(Work instructions): Every line of the material is to be quoted verbatim, minus the pictures.

(Given material):
---+---
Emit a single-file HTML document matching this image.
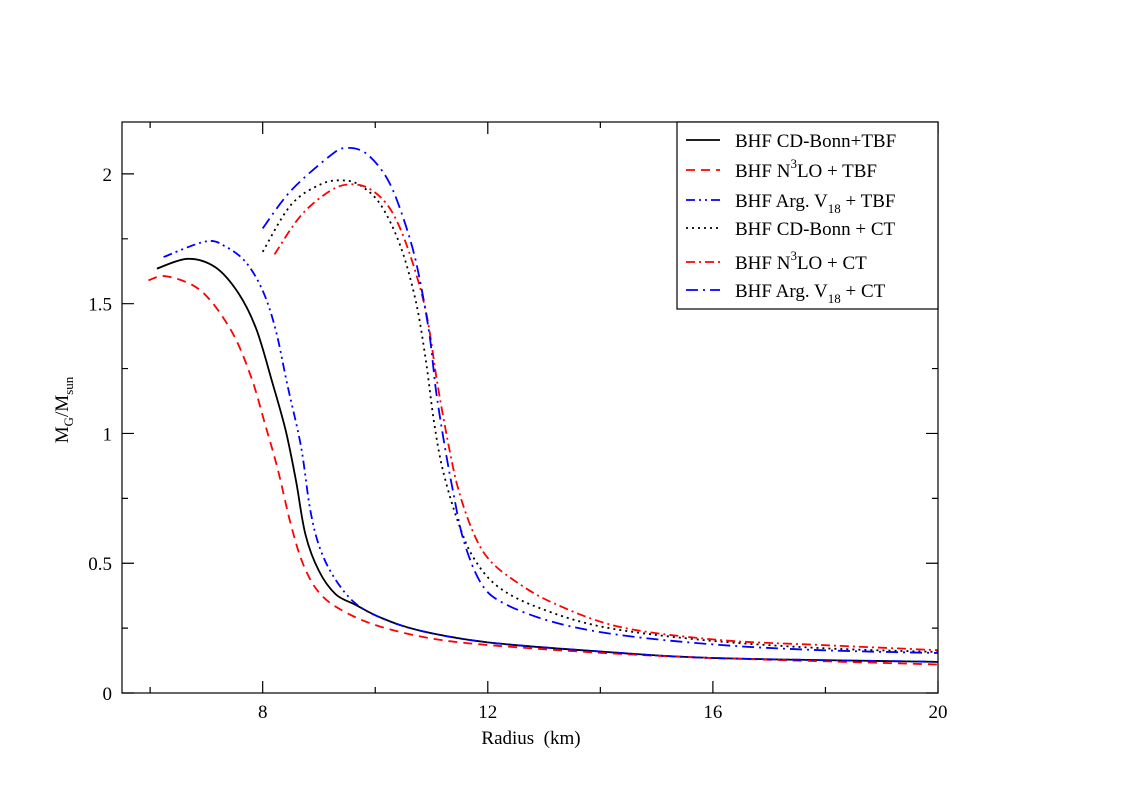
<!DOCTYPE html>
<html><head><meta charset="utf-8"><style>
body{margin:0;background:#fff;}
svg{display:block;font-family:"Liberation Serif",serif;}
</style></head><body>
<svg id="chart" width="1123" height="793">
<rect x="0" y="0" width="1123" height="793" fill="#fff"/>
<g id="axes"></g><g id="series"></g>
<rect x="122" y="122" width="816" height="571" fill="none" stroke="#000" stroke-width="1.2"/>
<text x="531" y="744" font-size="19" text-anchor="middle" style="white-space:pre">Radius  (km)</text>
<text transform="translate(68,410) rotate(-90)" font-size="19" text-anchor="middle">M<tspan font-size="13" dy="5">G</tspan><tspan dy="-5">/M</tspan><tspan font-size="13" dy="5">sun</tspan></text>
<g id="legend">
<rect x="677" y="122" width="261" height="187" fill="#fff" stroke="#000" stroke-width="1.2"/>
</g>
</svg>
<script>
const xTicks=[8,12,16,20];
const yTicks=[0,0.5,1,1.5,2];
const yTickLabels=["0","0.5","1","1.5","2"];
const names=["BHF CD-Bonn+TBF","BHF N3LO + TBF","BHF Arg. V18 + TBF","BHF CD-Bonn + CT","BHF N3LO + CT","BHF Arg. V18 + CT"];
const cdTbfX=[6.12,6.67,7.16,7.57,7.89,8.18,8.41,8.59,8.76,9.0,9.3,9.65,10.1,10.8,12,14,16,20];
const cdTbfY=[1.635,1.673,1.64,1.54,1.40,1.19,1.01,0.82,0.61,0.47,0.38,0.34,0.29,0.24,0.195,0.16,0.135,0.12];
const n3TbfX=[5.97,6.3,6.9,7.43,7.79,8.05,8.27,8.5,8.73,9.03,9.48,10.1,11,12,14,16,20];
const n3TbfY=[1.59,1.605,1.55,1.40,1.22,1.03,0.86,0.65,0.49,0.38,0.31,0.255,0.21,0.185,0.155,0.135,0.11];
const avTbfX=[6.24,6.99,7.34,7.7,8.0,8.23,8.44,8.68,8.85,9.03,9.3,9.65,10.1,10.8,12,14,16,20];
const avTbfY=[1.68,1.74,1.72,1.66,1.55,1.40,1.185,0.95,0.70,0.55,0.435,0.345,0.29,0.24,0.195,0.16,0.135,0.12];
const cdCtX=[8.0,8.5,9.03,9.42,9.74,10.1,10.45,10.72,10.9,11.04,11.2,11.47,11.75,12.18,12.89,14.06,15.84,17.92,20];
const cdCtY=[1.70,1.88,1.96,1.975,1.955,1.88,1.72,1.51,1.28,1.05,0.86,0.66,0.52,0.41,0.33,0.254,0.204,0.173,0.158];
const n3CtX=[8.21,8.68,9.2,9.56,9.92,10.28,10.6,10.9,11.11,11.29,11.47,11.72,12.0,12.46,13.17,14.36,16.14,17.92,20];
const n3CtY=[1.69,1.84,1.935,1.96,1.94,1.86,1.70,1.47,1.185,0.97,0.79,0.63,0.52,0.435,0.346,0.254,0.204,0.185,0.165];
const avCtX=[8.0,8.5,9.2,9.48,9.83,10.19,10.45,10.72,10.95,11.08,11.22,11.38,11.57,11.88,12.28,13.17,14.36,16.14,17.92,20];
const avCtY=[1.79,1.935,2.07,2.1,2.08,1.99,1.86,1.665,1.40,1.165,0.97,0.78,0.588,0.423,0.346,0.273,0.223,0.185,0.165,0.154];

const NS="http://www.w3.org/2000/svg";
const X0=122,X1=938,Y0=693,Y1=122,xmin=5.5,xmax=20,ymin=0,ymax=2.2;
const sx=v=>X0+(v-xmin)/(xmax-xmin)*(X1-X0);
const sy=v=>Y0-(v-ymin)/(ymax-ymin)*(Y0-Y1);
function mk(t,a,p){const e=document.createElementNS(NS,t);for(const k in a)e.setAttribute(k,a[k]);p.appendChild(e);return e;}
function smooth(P){let d='M'+P[0][0].toFixed(1)+','+P[0][1].toFixed(1);
 for(let i=0;i<P.length-1;i++){const p0=P[i-1]||P[i],p1=P[i],p2=P[i+1],p3=P[i+2]||p2;
  const c1=[p1[0]+(p2[0]-p0[0])/6,p1[1]+(p2[1]-p0[1])/6],c2=[p2[0]-(p3[0]-p1[0])/6,p2[1]-(p3[1]-p1[1])/6];
  d+='C'+c1.map(v=>v.toFixed(1)).join(',')+' '+c2.map(v=>v.toFixed(1)).join(',')+' '+p2[0].toFixed(1)+','+p2[1].toFixed(1);}
 return d;}
const ax=document.getElementById('axes');
for(let v=6;v<=20;v+=2){const major=xTicks.includes(v);const L=major?12:6;
 const t=mk('path',{d:`M${sx(v)},${Y0}v${-L}M${sx(v)},${Y1}v${L}`,stroke:'#000','stroke-width':1.2},ax);
 
 }
xTicks.forEach(v=>{const t=mk('text',{x:sx(v),y:Y0+25,'font-size':19,'text-anchor':'middle'},ax);t.textContent=v;
 
 });
for(let v=0;v<=2.01;v+=0.25){const major=Math.abs(v*2-Math.round(v*2))<1e-6;const L=major?12:6;
 const t=mk('path',{d:`M${X0},${sy(v)}h${L}M${X1},${sy(v)}h${-L}`,stroke:'#000','stroke-width':1.2},ax);
 
 }
yTicks.forEach((v,i)=>{const t=mk('text',{x:X0-10,y:sy(v)+7,'font-size':19,'text-anchor':'end'},ax);t.textContent=yTickLabels[i];
 
 });
const styles=[
 {c:'#000',d:'none',xs:cdTbfX,ys:cdTbfY,n:'cd-bonn-tbf-line'},
 {c:'#f00',d:'9,6',xs:n3TbfX,ys:n3TbfY,n:'n3lo-tbf-line'},
 {c:'#00f',d:'9,4,2,4,2,4',xs:avTbfX,ys:avTbfY,n:'argv18-tbf-line'},
 {c:'#000',d:'2,4',xs:cdCtX,ys:cdCtY,n:'cd-bonn-ct-line'},
 {c:'#f00',d:'9,4,2,4',xs:n3CtX,ys:n3CtY,n:'n3lo-ct-line'},
 {c:'#00f',d:'12,5,2,5',xs:avCtX,ys:avCtY,n:'argv18-ct-line'}];
const sg=document.getElementById('series');
styles.forEach(s=>{const P=s.xs.map((x,i)=>[sx(x),sy(s.ys[i])]);
 const p=mk('path',{d:smooth(P),fill:'none',stroke:s.c,'stroke-width':1.8,'stroke-dasharray':s.d,'stroke-linejoin':'round'},sg);
 
 });
const lg=document.getElementById('legend');
const ly=[140,170,200,228,262,290];
styles.forEach((s,i)=>{
 const g=mk('g',{},lg);
 
 
 mk('path',{d:`M686,${ly[i]}h34`,stroke:s.c,'stroke-width':1.8,'stroke-dasharray':s.d},g);
 const t=mk('text',{x:735,y:ly[i]+7,'font-size':19},g);
 const nm=names[i];
 if(nm.includes('N3LO')){const [a,b]=nm.split('N3LO');t.innerHTML=a+'N<tspan font-size="13" dy="-9">3</tspan><tspan dy="9">LO'+b+'</tspan>';}
 else if(nm.includes('V18')){const [a,b]=nm.split('V18');t.innerHTML=a+'V<tspan font-size="13" dy="6">18</tspan><tspan dy="-6">'+b+'</tspan>';}
 else t.textContent=nm;
});
</script>
</body></html>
---+---
(Expected output):
Emit a single-file HTML document matching this image.
<!DOCTYPE html>
<html><head><meta charset="utf-8"><style>
body{margin:0;background:#fff;}
svg{display:block;font-family:"Liberation Serif",serif;}
</style></head><body>
<svg id="chart" width="1123" height="793">
<rect x="0" y="0" width="1123" height="793" fill="#fff"/>
<g id="axes"></g><g id="series"></g>
<rect x="122" y="122" width="816" height="571" fill="none" stroke="#000" stroke-width="1.2"/>
<text x="531" y="744" font-size="19" text-anchor="middle" style="white-space:pre">Radius  (km)</text>
<text transform="translate(68,410) rotate(-90)" font-size="19" text-anchor="middle">M<tspan font-size="13" dy="5">G</tspan><tspan dy="-5">/M</tspan><tspan font-size="13" dy="5">sun</tspan></text>
<g id="legend">
<rect x="677" y="122" width="261" height="187" fill="#fff" stroke="#000" stroke-width="1.2"/>
</g>
</svg>
<script>
const xTicks=[8,12,16,20];
const yTicks=[0,0.5,1,1.5,2];
const yTickLabels=["0","0.5","1","1.5","2"];
const names=["BHF CD-Bonn+TBF","BHF N3LO + TBF","BHF Arg. V18 + TBF","BHF CD-Bonn + CT","BHF N3LO + CT","BHF Arg. V18 + CT"];
const cdTbfX=[6.12,6.67,7.16,7.57,7.89,8.18,8.41,8.59,8.76,9.0,9.3,9.65,10.1,10.8,12,14,16,20];
const cdTbfY=[1.635,1.673,1.64,1.54,1.40,1.19,1.01,0.82,0.61,0.47,0.38,0.34,0.29,0.24,0.195,0.16,0.135,0.12];
const n3TbfX=[5.97,6.3,6.9,7.43,7.79,8.05,8.27,8.5,8.73,9.03,9.48,10.1,11,12,14,16,20];
const n3TbfY=[1.59,1.605,1.55,1.40,1.22,1.03,0.86,0.65,0.49,0.38,0.31,0.255,0.21,0.185,0.155,0.135,0.11];
const avTbfX=[6.24,6.99,7.34,7.7,8.0,8.23,8.44,8.68,8.85,9.03,9.3,9.65,10.1,10.8,12,14,16,20];
const avTbfY=[1.68,1.74,1.72,1.66,1.55,1.40,1.185,0.95,0.70,0.55,0.435,0.345,0.29,0.24,0.195,0.16,0.135,0.12];
const cdCtX=[8.0,8.5,9.03,9.42,9.74,10.1,10.45,10.72,10.9,11.04,11.2,11.47,11.75,12.18,12.89,14.06,15.84,17.92,20];
const cdCtY=[1.70,1.88,1.96,1.975,1.955,1.88,1.72,1.51,1.28,1.05,0.86,0.66,0.52,0.41,0.33,0.254,0.204,0.173,0.158];
const n3CtX=[8.21,8.68,9.2,9.56,9.92,10.28,10.6,10.9,11.11,11.29,11.47,11.72,12.0,12.46,13.17,14.36,16.14,17.92,20];
const n3CtY=[1.69,1.84,1.935,1.96,1.94,1.86,1.70,1.47,1.185,0.97,0.79,0.63,0.52,0.435,0.346,0.254,0.204,0.185,0.165];
const avCtX=[8.0,8.5,9.2,9.48,9.83,10.19,10.45,10.72,10.95,11.08,11.22,11.38,11.57,11.88,12.28,13.17,14.36,16.14,17.92,20];
const avCtY=[1.79,1.935,2.07,2.1,2.08,1.99,1.86,1.665,1.40,1.165,0.97,0.78,0.588,0.423,0.346,0.273,0.223,0.185,0.165,0.154];

const NS="http://www.w3.org/2000/svg";
const X0=122,X1=938,Y0=693,Y1=122,xmin=5.5,xmax=20,ymin=0,ymax=2.2;
const sx=v=>X0+(v-xmin)/(xmax-xmin)*(X1-X0);
const sy=v=>Y0-(v-ymin)/(ymax-ymin)*(Y0-Y1);
function mk(t,a,p){const e=document.createElementNS(NS,t);for(const k in a)e.setAttribute(k,a[k]);p.appendChild(e);return e;}
function smooth(P){let d='M'+P[0][0].toFixed(1)+','+P[0][1].toFixed(1);
 for(let i=0;i<P.length-1;i++){const p0=P[i-1]||P[i],p1=P[i],p2=P[i+1],p3=P[i+2]||p2;
  const c1=[p1[0]+(p2[0]-p0[0])/6,p1[1]+(p2[1]-p0[1])/6],c2=[p2[0]-(p3[0]-p1[0])/6,p2[1]-(p3[1]-p1[1])/6];
  d+='C'+c1.map(v=>v.toFixed(1)).join(',')+' '+c2.map(v=>v.toFixed(1)).join(',')+' '+p2[0].toFixed(1)+','+p2[1].toFixed(1);}
 return d;}
const ax=document.getElementById('axes');
for(let v=6;v<=20;v+=2){const major=xTicks.includes(v);const L=major?12:6;
 const t=mk('path',{d:`M${sx(v)},${Y0}v${-L}M${sx(v)},${Y1}v${L}`,stroke:'#000','stroke-width':1.2},ax);
 
 }
xTicks.forEach(v=>{const t=mk('text',{x:sx(v),y:Y0+25,'font-size':19,'text-anchor':'middle'},ax);t.textContent=v;
 
 });
for(let v=0;v<=2.01;v+=0.25){const major=Math.abs(v*2-Math.round(v*2))<1e-6;const L=major?12:6;
 const t=mk('path',{d:`M${X0},${sy(v)}h${L}M${X1},${sy(v)}h${-L}`,stroke:'#000','stroke-width':1.2},ax);
 
 }
yTicks.forEach((v,i)=>{const t=mk('text',{x:X0-10,y:sy(v)+7,'font-size':19,'text-anchor':'end'},ax);t.textContent=yTickLabels[i];
 
 });
const styles=[
 {c:'#000',d:'none',xs:cdTbfX,ys:cdTbfY,n:'cd-bonn-tbf-line'},
 {c:'#f00',d:'9,6',xs:n3TbfX,ys:n3TbfY,n:'n3lo-tbf-line'},
 {c:'#00f',d:'9,4,2,4,2,4',xs:avTbfX,ys:avTbfY,n:'argv18-tbf-line'},
 {c:'#000',d:'2,4',xs:cdCtX,ys:cdCtY,n:'cd-bonn-ct-line'},
 {c:'#f00',d:'9,4,2,4',xs:n3CtX,ys:n3CtY,n:'n3lo-ct-line'},
 {c:'#00f',d:'12,5,2,5',xs:avCtX,ys:avCtY,n:'argv18-ct-line'}];
const sg=document.getElementById('series');
styles.forEach(s=>{const P=s.xs.map((x,i)=>[sx(x),sy(s.ys[i])]);
 const p=mk('path',{d:smooth(P),fill:'none',stroke:s.c,'stroke-width':1.8,'stroke-dasharray':s.d,'stroke-linejoin':'round'},sg);
 
 });
const lg=document.getElementById('legend');
const ly=[140,170,200,228,262,290];
styles.forEach((s,i)=>{
 const g=mk('g',{},lg);
 
 
 mk('path',{d:`M686,${ly[i]}h34`,stroke:s.c,'stroke-width':1.8,'stroke-dasharray':s.d},g);
 const t=mk('text',{x:735,y:ly[i]+7,'font-size':19},g);
 const nm=names[i];
 if(nm.includes('N3LO')){const [a,b]=nm.split('N3LO');t.innerHTML=a+'N<tspan font-size="13" dy="-9">3</tspan><tspan dy="9">LO'+b+'</tspan>';}
 else if(nm.includes('V18')){const [a,b]=nm.split('V18');t.innerHTML=a+'V<tspan font-size="13" dy="6">18</tspan><tspan dy="-6">'+b+'</tspan>';}
 else t.textContent=nm;
});
</script>
</body></html>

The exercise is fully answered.